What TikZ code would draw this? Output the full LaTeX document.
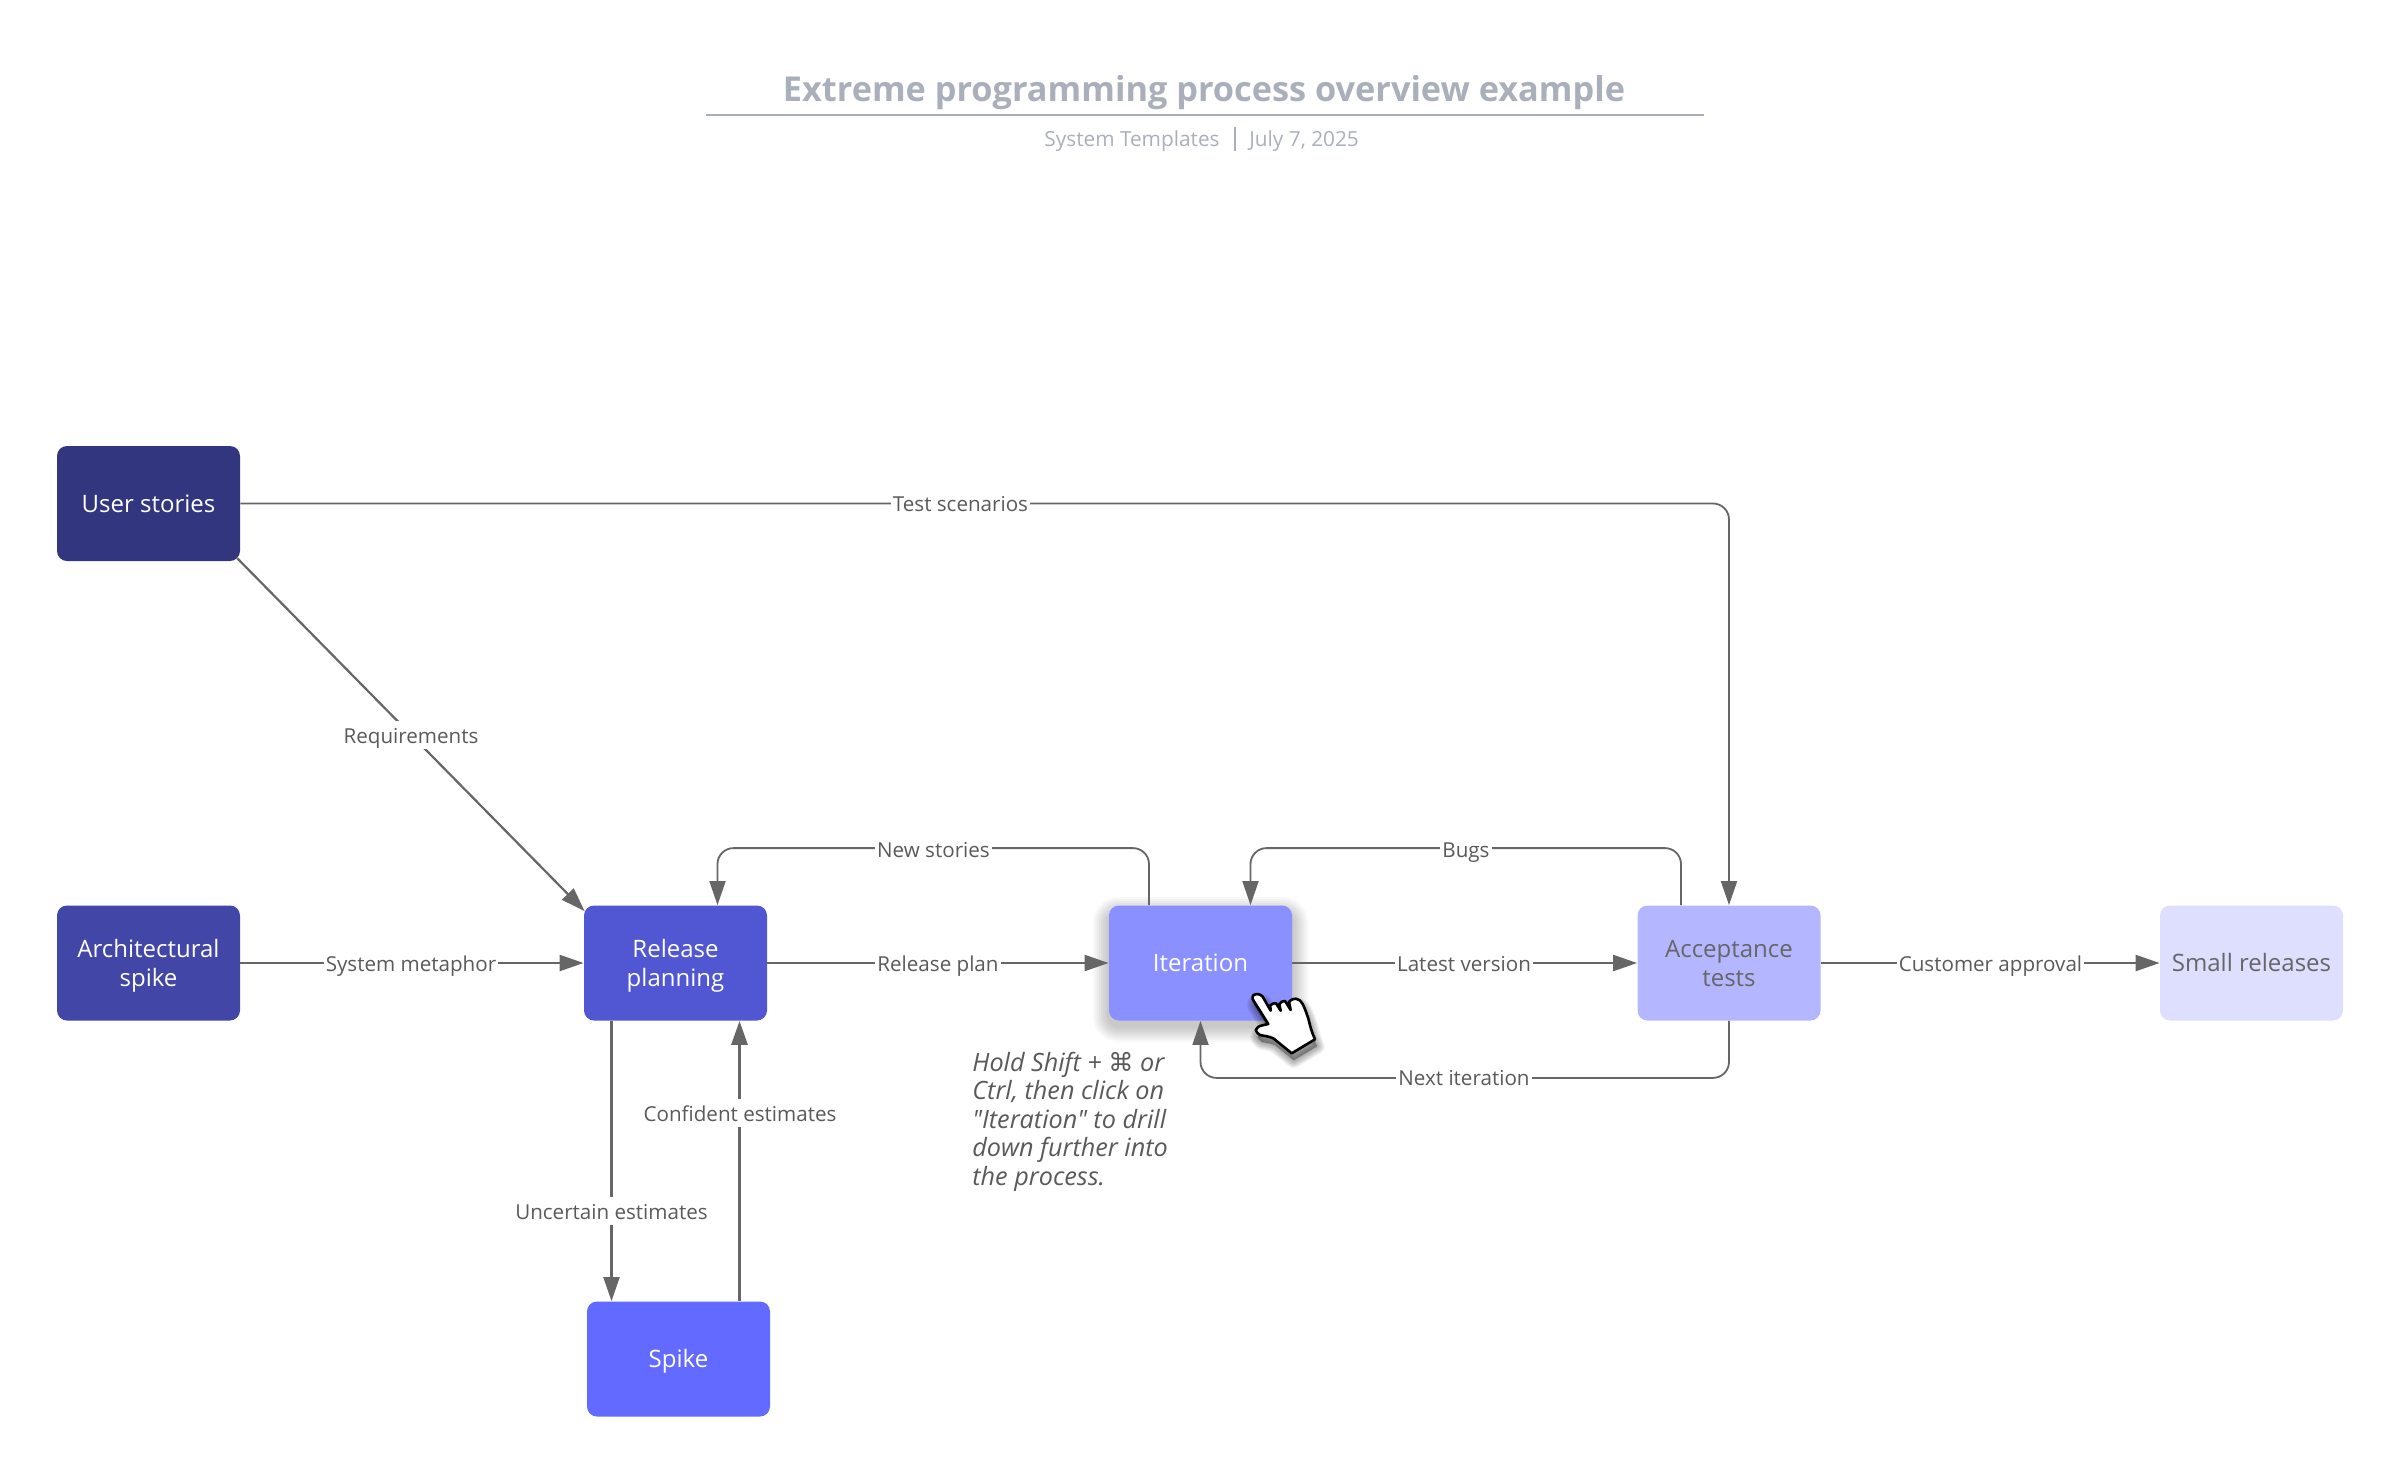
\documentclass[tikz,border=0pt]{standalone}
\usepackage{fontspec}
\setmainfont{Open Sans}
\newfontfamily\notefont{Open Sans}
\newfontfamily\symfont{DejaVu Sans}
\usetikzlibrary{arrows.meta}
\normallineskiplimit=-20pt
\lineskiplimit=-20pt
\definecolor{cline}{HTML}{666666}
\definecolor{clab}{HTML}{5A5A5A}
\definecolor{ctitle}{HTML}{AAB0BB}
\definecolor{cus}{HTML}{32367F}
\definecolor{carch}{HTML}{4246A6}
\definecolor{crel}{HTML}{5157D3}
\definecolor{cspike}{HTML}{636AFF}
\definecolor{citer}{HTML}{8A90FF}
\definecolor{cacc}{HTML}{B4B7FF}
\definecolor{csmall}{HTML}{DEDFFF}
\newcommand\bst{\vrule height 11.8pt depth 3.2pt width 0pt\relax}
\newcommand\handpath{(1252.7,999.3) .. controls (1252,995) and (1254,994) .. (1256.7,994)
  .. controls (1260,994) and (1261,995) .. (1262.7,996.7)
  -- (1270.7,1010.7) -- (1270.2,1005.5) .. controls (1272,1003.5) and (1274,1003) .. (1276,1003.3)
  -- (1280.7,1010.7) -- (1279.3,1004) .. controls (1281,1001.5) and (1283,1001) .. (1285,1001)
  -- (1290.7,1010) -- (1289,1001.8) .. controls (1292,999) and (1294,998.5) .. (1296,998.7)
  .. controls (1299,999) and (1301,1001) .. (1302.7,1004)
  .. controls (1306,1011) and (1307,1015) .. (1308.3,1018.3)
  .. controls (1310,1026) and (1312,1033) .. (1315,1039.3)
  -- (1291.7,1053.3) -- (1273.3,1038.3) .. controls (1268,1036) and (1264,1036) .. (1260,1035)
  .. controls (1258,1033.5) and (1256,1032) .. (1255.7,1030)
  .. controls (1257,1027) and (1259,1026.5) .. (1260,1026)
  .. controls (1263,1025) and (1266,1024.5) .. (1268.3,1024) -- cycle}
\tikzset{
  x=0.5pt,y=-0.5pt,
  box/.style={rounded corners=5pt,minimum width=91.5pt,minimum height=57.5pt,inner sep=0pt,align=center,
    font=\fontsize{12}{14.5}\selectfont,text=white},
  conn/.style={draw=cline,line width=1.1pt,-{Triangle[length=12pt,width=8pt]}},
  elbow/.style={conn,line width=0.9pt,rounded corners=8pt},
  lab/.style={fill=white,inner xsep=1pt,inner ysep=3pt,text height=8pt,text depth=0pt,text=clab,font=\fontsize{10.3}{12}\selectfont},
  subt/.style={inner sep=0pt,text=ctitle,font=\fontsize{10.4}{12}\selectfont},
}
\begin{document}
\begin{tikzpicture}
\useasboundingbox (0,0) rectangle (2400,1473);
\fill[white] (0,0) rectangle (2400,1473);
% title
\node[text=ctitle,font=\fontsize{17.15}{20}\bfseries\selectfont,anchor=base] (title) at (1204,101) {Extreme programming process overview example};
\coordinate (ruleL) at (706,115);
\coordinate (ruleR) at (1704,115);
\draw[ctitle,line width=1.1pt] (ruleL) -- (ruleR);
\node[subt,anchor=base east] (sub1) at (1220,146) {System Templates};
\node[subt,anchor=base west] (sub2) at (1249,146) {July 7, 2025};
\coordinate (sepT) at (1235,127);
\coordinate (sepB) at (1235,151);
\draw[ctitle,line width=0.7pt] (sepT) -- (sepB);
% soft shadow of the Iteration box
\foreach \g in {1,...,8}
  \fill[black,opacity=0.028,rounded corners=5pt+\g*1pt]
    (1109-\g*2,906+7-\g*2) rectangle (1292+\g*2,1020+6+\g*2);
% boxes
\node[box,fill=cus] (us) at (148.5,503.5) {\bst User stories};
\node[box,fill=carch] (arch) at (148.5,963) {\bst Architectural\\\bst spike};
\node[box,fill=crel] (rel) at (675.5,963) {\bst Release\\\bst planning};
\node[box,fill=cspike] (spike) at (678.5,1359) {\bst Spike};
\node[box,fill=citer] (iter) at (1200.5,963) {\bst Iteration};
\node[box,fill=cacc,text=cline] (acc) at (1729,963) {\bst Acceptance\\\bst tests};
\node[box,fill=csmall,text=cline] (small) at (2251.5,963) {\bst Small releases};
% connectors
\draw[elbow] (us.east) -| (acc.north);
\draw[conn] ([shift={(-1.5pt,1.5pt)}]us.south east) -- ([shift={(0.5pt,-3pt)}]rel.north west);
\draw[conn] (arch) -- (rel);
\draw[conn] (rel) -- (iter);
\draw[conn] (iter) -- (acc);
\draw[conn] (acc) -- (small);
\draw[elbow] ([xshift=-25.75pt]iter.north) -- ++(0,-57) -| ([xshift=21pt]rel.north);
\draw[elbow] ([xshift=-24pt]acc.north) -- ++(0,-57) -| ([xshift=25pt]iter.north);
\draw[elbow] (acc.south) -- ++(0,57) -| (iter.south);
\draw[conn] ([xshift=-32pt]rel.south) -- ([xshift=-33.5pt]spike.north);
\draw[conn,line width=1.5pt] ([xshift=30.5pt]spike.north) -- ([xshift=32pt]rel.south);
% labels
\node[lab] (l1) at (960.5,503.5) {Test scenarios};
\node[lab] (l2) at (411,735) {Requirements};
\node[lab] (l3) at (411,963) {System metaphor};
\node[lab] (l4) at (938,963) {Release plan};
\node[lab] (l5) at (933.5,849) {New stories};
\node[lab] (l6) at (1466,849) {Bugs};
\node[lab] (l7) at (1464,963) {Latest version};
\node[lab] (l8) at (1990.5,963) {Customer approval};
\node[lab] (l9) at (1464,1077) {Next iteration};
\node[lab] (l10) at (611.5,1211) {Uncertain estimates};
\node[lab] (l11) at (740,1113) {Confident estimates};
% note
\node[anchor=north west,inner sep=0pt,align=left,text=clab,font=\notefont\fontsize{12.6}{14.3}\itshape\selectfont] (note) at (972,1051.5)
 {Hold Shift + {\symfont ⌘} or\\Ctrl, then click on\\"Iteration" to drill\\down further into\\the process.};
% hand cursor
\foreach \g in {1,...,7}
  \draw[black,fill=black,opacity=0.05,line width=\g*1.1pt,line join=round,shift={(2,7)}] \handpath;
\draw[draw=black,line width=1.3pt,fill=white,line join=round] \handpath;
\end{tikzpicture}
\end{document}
----------
> Short problem
Write out each line of the data exactly; the images should be left out.

> Solution to the problem
What TikZ code would draw this? Output the full LaTeX document.
\documentclass[tikz,border=0pt]{standalone}
\usepackage{fontspec}
\setmainfont{Open Sans}
\newfontfamily\notefont{Open Sans}
\newfontfamily\symfont{DejaVu Sans}
\usetikzlibrary{arrows.meta}
\normallineskiplimit=-20pt
\lineskiplimit=-20pt
\definecolor{cline}{HTML}{666666}
\definecolor{clab}{HTML}{5A5A5A}
\definecolor{ctitle}{HTML}{AAB0BB}
\definecolor{cus}{HTML}{32367F}
\definecolor{carch}{HTML}{4246A6}
\definecolor{crel}{HTML}{5157D3}
\definecolor{cspike}{HTML}{636AFF}
\definecolor{citer}{HTML}{8A90FF}
\definecolor{cacc}{HTML}{B4B7FF}
\definecolor{csmall}{HTML}{DEDFFF}
\newcommand\bst{\vrule height 11.8pt depth 3.2pt width 0pt\relax}
\newcommand\handpath{(1252.7,999.3) .. controls (1252,995) and (1254,994) .. (1256.7,994)
  .. controls (1260,994) and (1261,995) .. (1262.7,996.7)
  -- (1270.7,1010.7) -- (1270.2,1005.5) .. controls (1272,1003.5) and (1274,1003) .. (1276,1003.3)
  -- (1280.7,1010.7) -- (1279.3,1004) .. controls (1281,1001.5) and (1283,1001) .. (1285,1001)
  -- (1290.7,1010) -- (1289,1001.8) .. controls (1292,999) and (1294,998.5) .. (1296,998.7)
  .. controls (1299,999) and (1301,1001) .. (1302.7,1004)
  .. controls (1306,1011) and (1307,1015) .. (1308.3,1018.3)
  .. controls (1310,1026) and (1312,1033) .. (1315,1039.3)
  -- (1291.7,1053.3) -- (1273.3,1038.3) .. controls (1268,1036) and (1264,1036) .. (1260,1035)
  .. controls (1258,1033.5) and (1256,1032) .. (1255.7,1030)
  .. controls (1257,1027) and (1259,1026.5) .. (1260,1026)
  .. controls (1263,1025) and (1266,1024.5) .. (1268.3,1024) -- cycle}
\tikzset{
  x=0.5pt,y=-0.5pt,
  box/.style={rounded corners=5pt,minimum width=91.5pt,minimum height=57.5pt,inner sep=0pt,align=center,
    font=\fontsize{12}{14.5}\selectfont,text=white},
  conn/.style={draw=cline,line width=1.1pt,-{Triangle[length=12pt,width=8pt]}},
  elbow/.style={conn,line width=0.9pt,rounded corners=8pt},
  lab/.style={fill=white,inner xsep=1pt,inner ysep=3pt,text height=8pt,text depth=0pt,text=clab,font=\fontsize{10.3}{12}\selectfont},
  subt/.style={inner sep=0pt,text=ctitle,font=\fontsize{10.4}{12}\selectfont},
}
\begin{document}
\begin{tikzpicture}
\useasboundingbox (0,0) rectangle (2400,1473);
\fill[white] (0,0) rectangle (2400,1473);
% title
\node[text=ctitle,font=\fontsize{17.15}{20}\bfseries\selectfont,anchor=base] (title) at (1204,101) {Extreme programming process overview example};
\coordinate (ruleL) at (706,115);
\coordinate (ruleR) at (1704,115);
\draw[ctitle,line width=1.1pt] (ruleL) -- (ruleR);
\node[subt,anchor=base east] (sub1) at (1220,146) {System Templates};
\node[subt,anchor=base west] (sub2) at (1249,146) {July 7, 2025};
\coordinate (sepT) at (1235,127);
\coordinate (sepB) at (1235,151);
\draw[ctitle,line width=0.7pt] (sepT) -- (sepB);
% soft shadow of the Iteration box
\foreach \g in {1,...,8}
  \fill[black,opacity=0.028,rounded corners=5pt+\g*1pt]
    (1109-\g*2,906+7-\g*2) rectangle (1292+\g*2,1020+6+\g*2);
% boxes
\node[box,fill=cus] (us) at (148.5,503.5) {\bst User stories};
\node[box,fill=carch] (arch) at (148.5,963) {\bst Architectural\\\bst spike};
\node[box,fill=crel] (rel) at (675.5,963) {\bst Release\\\bst planning};
\node[box,fill=cspike] (spike) at (678.5,1359) {\bst Spike};
\node[box,fill=citer] (iter) at (1200.5,963) {\bst Iteration};
\node[box,fill=cacc,text=cline] (acc) at (1729,963) {\bst Acceptance\\\bst tests};
\node[box,fill=csmall,text=cline] (small) at (2251.5,963) {\bst Small releases};
% connectors
\draw[elbow] (us.east) -| (acc.north);
\draw[conn] ([shift={(-1.5pt,1.5pt)}]us.south east) -- ([shift={(0.5pt,-3pt)}]rel.north west);
\draw[conn] (arch) -- (rel);
\draw[conn] (rel) -- (iter);
\draw[conn] (iter) -- (acc);
\draw[conn] (acc) -- (small);
\draw[elbow] ([xshift=-25.75pt]iter.north) -- ++(0,-57) -| ([xshift=21pt]rel.north);
\draw[elbow] ([xshift=-24pt]acc.north) -- ++(0,-57) -| ([xshift=25pt]iter.north);
\draw[elbow] (acc.south) -- ++(0,57) -| (iter.south);
\draw[conn] ([xshift=-32pt]rel.south) -- ([xshift=-33.5pt]spike.north);
\draw[conn,line width=1.5pt] ([xshift=30.5pt]spike.north) -- ([xshift=32pt]rel.south);
% labels
\node[lab] (l1) at (960.5,503.5) {Test scenarios};
\node[lab] (l2) at (411,735) {Requirements};
\node[lab] (l3) at (411,963) {System metaphor};
\node[lab] (l4) at (938,963) {Release plan};
\node[lab] (l5) at (933.5,849) {New stories};
\node[lab] (l6) at (1466,849) {Bugs};
\node[lab] (l7) at (1464,963) {Latest version};
\node[lab] (l8) at (1990.5,963) {Customer approval};
\node[lab] (l9) at (1464,1077) {Next iteration};
\node[lab] (l10) at (611.5,1211) {Uncertain estimates};
\node[lab] (l11) at (740,1113) {Confident estimates};
% note
\node[anchor=north west,inner sep=0pt,align=left,text=clab,font=\notefont\fontsize{12.6}{14.3}\itshape\selectfont] (note) at (972,1051.5)
 {Hold Shift + {\symfont ⌘} or\\Ctrl, then click on\\"Iteration" to drill\\down further into\\the process.};
% hand cursor
\foreach \g in {1,...,7}
  \draw[black,fill=black,opacity=0.05,line width=\g*1.1pt,line join=round,shift={(2,7)}] \handpath;
\draw[draw=black,line width=1.3pt,fill=white,line join=round] \handpath;
\end{tikzpicture}
\end{document}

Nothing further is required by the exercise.